_DATASET CONTENT_:
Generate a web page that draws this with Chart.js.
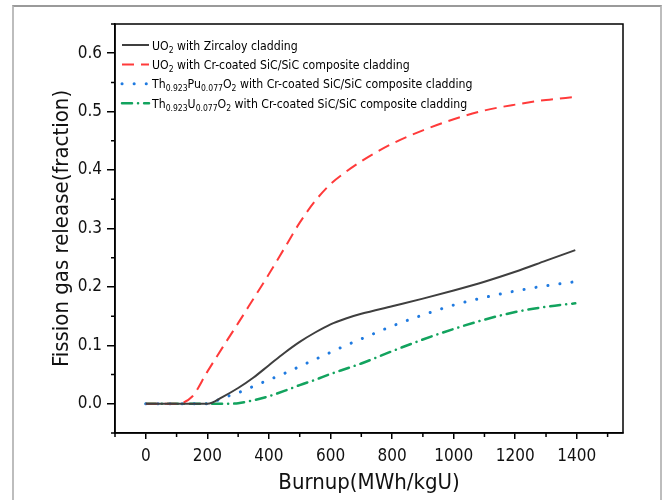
<!DOCTYPE html>
<html>
<head>
<meta charset="utf-8">
<title>Fission gas release vs burnup</title>
<script src="https://cdn.jsdelivr.net/npm/chart.js@4.4.1/dist/chart.umd.min.js"></script>
<style>
  html, body { margin: 0; padding: 0; background: #fff; }
  #wrap { position: relative; width: 663px; height: 500px; overflow: hidden; }
  #frame { position: absolute; left: 12px; top: 5px; width: 646px; height: 540px; border: 2px solid #bdbdbd; border-top-color: #9a9a9a; }
  canvas { position: absolute; left: 0; top: 0; }
</style>
</head>
<body>
<div id="wrap">
  <div id="frame"></div>
  <canvas id="fgr-chart" width="663" height="500"></canvas>
</div>
<script>
// --- Data: fission gas release (fraction) vs burnup (MWh/kgU) ---
const burnup     = [0, 50, 100, 150, 200, 250, 300, 350, 400, 450, 500, 550, 600, 650, 700, 800, 900, 1000, 1100, 1200, 1300, 1395];
const fgrUO2Zr   = [0, 0, 0, 0, 0, 0.012, 0.027, 0.045, 0.066, 0.087, 0.106, 0.122, 0.136, 0.146, 0.154, 0.167, 0.180, 0.194, 0.209, 0.226, 0.245, 0.263];
const fgrUO2SiC  = [0, 0, 0, 0.012, 0.055, 0.097, 0.138, 0.180, 0.222, 0.266, 0.310, 0.347, 0.376, 0.397, 0.415, 0.445, 0.468, 0.487, 0.502, 0.512, 0.520, 0.525];
const fgrThPuSiC = [0, 0, 0, 0, 0, 0.010, 0.019, 0.030, 0.041, 0.052, 0.064, 0.076, 0.088, 0.100, 0.111, 0.133, 0.152, 0.169, 0.182, 0.193, 0.202, 0.209];
const fgrThUSiC  = [0, 0, 0, 0, 0, 0, 0.001, 0.006, 0.013, 0.022, 0.032, 0.041, 0.051, 0.060, 0.069, 0.090, 0.110, 0.128, 0.144, 0.157, 0.166, 0.172];

// legend text, _{..} marks a subscript
const seriesLabels = [
  'UO_{2} with Zircaloy cladding',
  'UO_{2} with Cr-coated SiC/SiC composite cladding',
  'Th_{0.923}Pu_{0.077}O_{2} with Cr-coated SiC/SiC composite cladding',
  'Th_{0.923}U_{0.077}O_{2} with Cr-coated SiC/SiC composite cladding',
];

const xTicks = [0, 200, 400, 600, 800, 1000, 1200, 1400];
const xMinor = [-100, 100, 300, 500, 700, 900, 1100, 1300, 1500];
const yTicks = [0, 0.1, 0.2, 0.3, 0.4, 0.5, 0.6];
const yMinor = [-0.05, 0.05, 0.15, 0.25, 0.35, 0.45, 0.55, 0.65];

const NARROW = "'DejaVu Sans Condensed', 'Liberation Sans Narrow', 'Liberation Sans', sans-serif";

const toPoints = ys => burnup.map((x, i) => ({ x, y: ys[i] }));

// --- Plugins ---
// closes the axis box and adds the short minor ticks
const axisBox = {
  id: 'axisBox',
  afterDraw(chart) {
    const { ctx, chartArea: a, scales } = chart;
    ctx.save();
    ctx.strokeStyle = '#000';
    ctx.lineWidth = 1.5;
    ctx.strokeRect(a.left, a.top, a.right - a.left, a.bottom - a.top);
    ctx.beginPath();
    xMinor.forEach(v => {
      const px = scales.x.getPixelForValue(v);
      ctx.moveTo(px, a.bottom);
      ctx.lineTo(px, a.bottom + 4);
    });
    yMinor.forEach(v => {
      const py = scales.y.getPixelForValue(v);
      ctx.moveTo(a.left, py);
      ctx.lineTo(a.left - 4, py);
    });
    ctx.stroke();
    ctx.restore();
  },
};

function drawRichText(ctx, text, x, y, size, family) {
  text.split(/(_\{[^}]*\})/).forEach(part => {
    if (!part) return;
    const sub = part.startsWith('_{');
    const s = sub ? part.slice(2, -1) : part;
    ctx.font = `${sub ? size * 0.7 : size}px ${family}`;
    ctx.fillText(s, x, sub ? y + size * 0.25 : y);
    x += ctx.measureText(s).width;
  });
}

// legend with subscripted formulas, top left inside the plot
const formulaLegend = {
  id: 'formulaLegend',
  afterDraw(chart) {
    const { ctx, chartArea: a } = chart;
    const x0 = a.left + 7, rowGap = 19.4, size = 12.2;
    ctx.save();
    ctx.textBaseline = 'alphabetic';
    ctx.fillStyle = '#000';
    chart.data.datasets.forEach((ds, i) => {
      const y = a.top + 21 + i * rowGap;
      ctx.beginPath();
      ctx.strokeStyle = ds.borderColor;
      ctx.lineWidth = ds.borderWidth;
      ctx.lineCap = ds.borderCapStyle || 'butt';
      ctx.setLineDash(ds.borderDash || []);
      ctx.moveTo(x0, y);
      ctx.lineTo(x0 + 27, y);
      ctx.stroke();
      ctx.setLineDash([]);
      drawRichText(ctx, ds.label, x0 + 30, y + size * 0.38, size, NARROW);
    });
    ctx.restore();
  },
};

// --- Chart ---
const tickFont = { family: NARROW, size: 17 };
const titleFont = { family: NARROW, size: 22 };

new Chart(document.getElementById('fgr-chart'), {
  type: 'line',
  data: {
    datasets: [
      { label: seriesLabels[0], data: toPoints(fgrUO2Zr),   borderColor: '#3f3f3f', borderWidth: 2 },
      { label: seriesLabels[1], data: toPoints(fgrUO2SiC),  borderColor: '#ff3a3a', borderWidth: 2, borderDash: [12, 7] },
      { label: seriesLabels[2], data: toPoints(fgrThPuSiC), borderColor: '#1f7ae0', borderWidth: 3, borderDash: [0.1, 12], borderCapStyle: 'round' },
      { label: seriesLabels[3], data: toPoints(fgrThUSiC),  borderColor: '#12a35e', borderWidth: 2.5, borderDash: [10, 6, 0.1, 6], borderCapStyle: 'round' },
    ],
  },
  options: {
    responsive: false,
    animation: false,
    layout: { padding: { top: 24, right: 40, left: 0, bottom: 0 } },
    elements: { point: { radius: 0 }, line: { cubicInterpolationMode: 'monotone', fill: false } },
    scales: {
      x: {
        type: 'linear', min: -100, max: 1550,
        afterBuildTicks: s => { s.ticks = xTicks.map(v => ({ value: v })); },
        afterFit: s => { s.height = 67; },
        grid: { drawOnChartArea: false, color: '#000', lineWidth: 1.5, tickLength: 6 },
        border: { color: '#000', width: 1.5 },
        ticks: { color: '#111', font: tickFont, padding: 7, autoSkip: false, maxRotation: 0, callback: v => String(v) },
        title: { display: true, text: 'Burnup(MWh/kgU)', color: '#111', font: titleFont, padding: { top: 0, bottom: 4 } },
      },
      y: {
        type: 'linear', min: -0.05, max: 0.65,
        afterBuildTicks: s => { s.ticks = yTicks.map(v => ({ value: v })); },
        afterFit: s => { s.width = 115; },
        grid: { drawOnChartArea: false, color: '#000', lineWidth: 1.5, tickLength: 8 },
        border: { color: '#000', width: 1.5 },
        ticks: { color: '#111', font: tickFont, padding: 5, autoSkip: false, callback: v => v.toFixed(1) },
        title: { display: true, text: 'Fission gas release(fraction)', color: '#111', font: titleFont, padding: { top: 49, bottom: 0 } },
      },
    },
    plugins: {
      legend: { display: false },
      tooltip: { enabled: false },
    },
  },
  plugins: [axisBox, formulaLegend],
});
</script>
</body>
</html>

_TASK_:
Print the complete listing exactly as it stands, without its pictures.

_FINAL RESULT_:
Generate a web page that draws this with Chart.js.
<!DOCTYPE html>
<html>
<head>
<meta charset="utf-8">
<title>Fission gas release vs burnup</title>
<script src="https://cdn.jsdelivr.net/npm/chart.js@4.4.1/dist/chart.umd.min.js"></script>
<style>
  html, body { margin: 0; padding: 0; background: #fff; }
  #wrap { position: relative; width: 663px; height: 500px; overflow: hidden; }
  #frame { position: absolute; left: 12px; top: 5px; width: 646px; height: 540px; border: 2px solid #bdbdbd; border-top-color: #9a9a9a; }
  canvas { position: absolute; left: 0; top: 0; }
</style>
</head>
<body>
<div id="wrap">
  <div id="frame"></div>
  <canvas id="fgr-chart" width="663" height="500"></canvas>
</div>
<script>
// --- Data: fission gas release (fraction) vs burnup (MWh/kgU) ---
const burnup     = [0, 50, 100, 150, 200, 250, 300, 350, 400, 450, 500, 550, 600, 650, 700, 800, 900, 1000, 1100, 1200, 1300, 1395];
const fgrUO2Zr   = [0, 0, 0, 0, 0, 0.012, 0.027, 0.045, 0.066, 0.087, 0.106, 0.122, 0.136, 0.146, 0.154, 0.167, 0.180, 0.194, 0.209, 0.226, 0.245, 0.263];
const fgrUO2SiC  = [0, 0, 0, 0.012, 0.055, 0.097, 0.138, 0.180, 0.222, 0.266, 0.310, 0.347, 0.376, 0.397, 0.415, 0.445, 0.468, 0.487, 0.502, 0.512, 0.520, 0.525];
const fgrThPuSiC = [0, 0, 0, 0, 0, 0.010, 0.019, 0.030, 0.041, 0.052, 0.064, 0.076, 0.088, 0.100, 0.111, 0.133, 0.152, 0.169, 0.182, 0.193, 0.202, 0.209];
const fgrThUSiC  = [0, 0, 0, 0, 0, 0, 0.001, 0.006, 0.013, 0.022, 0.032, 0.041, 0.051, 0.060, 0.069, 0.090, 0.110, 0.128, 0.144, 0.157, 0.166, 0.172];

// legend text, _{..} marks a subscript
const seriesLabels = [
  'UO_{2} with Zircaloy cladding',
  'UO_{2} with Cr-coated SiC/SiC composite cladding',
  'Th_{0.923}Pu_{0.077}O_{2} with Cr-coated SiC/SiC composite cladding',
  'Th_{0.923}U_{0.077}O_{2} with Cr-coated SiC/SiC composite cladding',
];

const xTicks = [0, 200, 400, 600, 800, 1000, 1200, 1400];
const xMinor = [-100, 100, 300, 500, 700, 900, 1100, 1300, 1500];
const yTicks = [0, 0.1, 0.2, 0.3, 0.4, 0.5, 0.6];
const yMinor = [-0.05, 0.05, 0.15, 0.25, 0.35, 0.45, 0.55, 0.65];

const NARROW = "'DejaVu Sans Condensed', 'Liberation Sans Narrow', 'Liberation Sans', sans-serif";

const toPoints = ys => burnup.map((x, i) => ({ x, y: ys[i] }));

// --- Plugins ---
// closes the axis box and adds the short minor ticks
const axisBox = {
  id: 'axisBox',
  afterDraw(chart) {
    const { ctx, chartArea: a, scales } = chart;
    ctx.save();
    ctx.strokeStyle = '#000';
    ctx.lineWidth = 1.5;
    ctx.strokeRect(a.left, a.top, a.right - a.left, a.bottom - a.top);
    ctx.beginPath();
    xMinor.forEach(v => {
      const px = scales.x.getPixelForValue(v);
      ctx.moveTo(px, a.bottom);
      ctx.lineTo(px, a.bottom + 4);
    });
    yMinor.forEach(v => {
      const py = scales.y.getPixelForValue(v);
      ctx.moveTo(a.left, py);
      ctx.lineTo(a.left - 4, py);
    });
    ctx.stroke();
    ctx.restore();
  },
};

function drawRichText(ctx, text, x, y, size, family) {
  text.split(/(_\{[^}]*\})/).forEach(part => {
    if (!part) return;
    const sub = part.startsWith('_{');
    const s = sub ? part.slice(2, -1) : part;
    ctx.font = `${sub ? size * 0.7 : size}px ${family}`;
    ctx.fillText(s, x, sub ? y + size * 0.25 : y);
    x += ctx.measureText(s).width;
  });
}

// legend with subscripted formulas, top left inside the plot
const formulaLegend = {
  id: 'formulaLegend',
  afterDraw(chart) {
    const { ctx, chartArea: a } = chart;
    const x0 = a.left + 7, rowGap = 19.4, size = 12.2;
    ctx.save();
    ctx.textBaseline = 'alphabetic';
    ctx.fillStyle = '#000';
    chart.data.datasets.forEach((ds, i) => {
      const y = a.top + 21 + i * rowGap;
      ctx.beginPath();
      ctx.strokeStyle = ds.borderColor;
      ctx.lineWidth = ds.borderWidth;
      ctx.lineCap = ds.borderCapStyle || 'butt';
      ctx.setLineDash(ds.borderDash || []);
      ctx.moveTo(x0, y);
      ctx.lineTo(x0 + 27, y);
      ctx.stroke();
      ctx.setLineDash([]);
      drawRichText(ctx, ds.label, x0 + 30, y + size * 0.38, size, NARROW);
    });
    ctx.restore();
  },
};

// --- Chart ---
const tickFont = { family: NARROW, size: 17 };
const titleFont = { family: NARROW, size: 22 };

new Chart(document.getElementById('fgr-chart'), {
  type: 'line',
  data: {
    datasets: [
      { label: seriesLabels[0], data: toPoints(fgrUO2Zr),   borderColor: '#3f3f3f', borderWidth: 2 },
      { label: seriesLabels[1], data: toPoints(fgrUO2SiC),  borderColor: '#ff3a3a', borderWidth: 2, borderDash: [12, 7] },
      { label: seriesLabels[2], data: toPoints(fgrThPuSiC), borderColor: '#1f7ae0', borderWidth: 3, borderDash: [0.1, 12], borderCapStyle: 'round' },
      { label: seriesLabels[3], data: toPoints(fgrThUSiC),  borderColor: '#12a35e', borderWidth: 2.5, borderDash: [10, 6, 0.1, 6], borderCapStyle: 'round' },
    ],
  },
  options: {
    responsive: false,
    animation: false,
    layout: { padding: { top: 24, right: 40, left: 0, bottom: 0 } },
    elements: { point: { radius: 0 }, line: { cubicInterpolationMode: 'monotone', fill: false } },
    scales: {
      x: {
        type: 'linear', min: -100, max: 1550,
        afterBuildTicks: s => { s.ticks = xTicks.map(v => ({ value: v })); },
        afterFit: s => { s.height = 67; },
        grid: { drawOnChartArea: false, color: '#000', lineWidth: 1.5, tickLength: 6 },
        border: { color: '#000', width: 1.5 },
        ticks: { color: '#111', font: tickFont, padding: 7, autoSkip: false, maxRotation: 0, callback: v => String(v) },
        title: { display: true, text: 'Burnup(MWh/kgU)', color: '#111', font: titleFont, padding: { top: 0, bottom: 4 } },
      },
      y: {
        type: 'linear', min: -0.05, max: 0.65,
        afterBuildTicks: s => { s.ticks = yTicks.map(v => ({ value: v })); },
        afterFit: s => { s.width = 115; },
        grid: { drawOnChartArea: false, color: '#000', lineWidth: 1.5, tickLength: 8 },
        border: { color: '#000', width: 1.5 },
        ticks: { color: '#111', font: tickFont, padding: 5, autoSkip: false, callback: v => v.toFixed(1) },
        title: { display: true, text: 'Fission gas release(fraction)', color: '#111', font: titleFont, padding: { top: 49, bottom: 0 } },
      },
    },
    plugins: {
      legend: { display: false },
      tooltip: { enabled: false },
    },
  },
  plugins: [axisBox, formulaLegend],
});
</script>
</body>
</html>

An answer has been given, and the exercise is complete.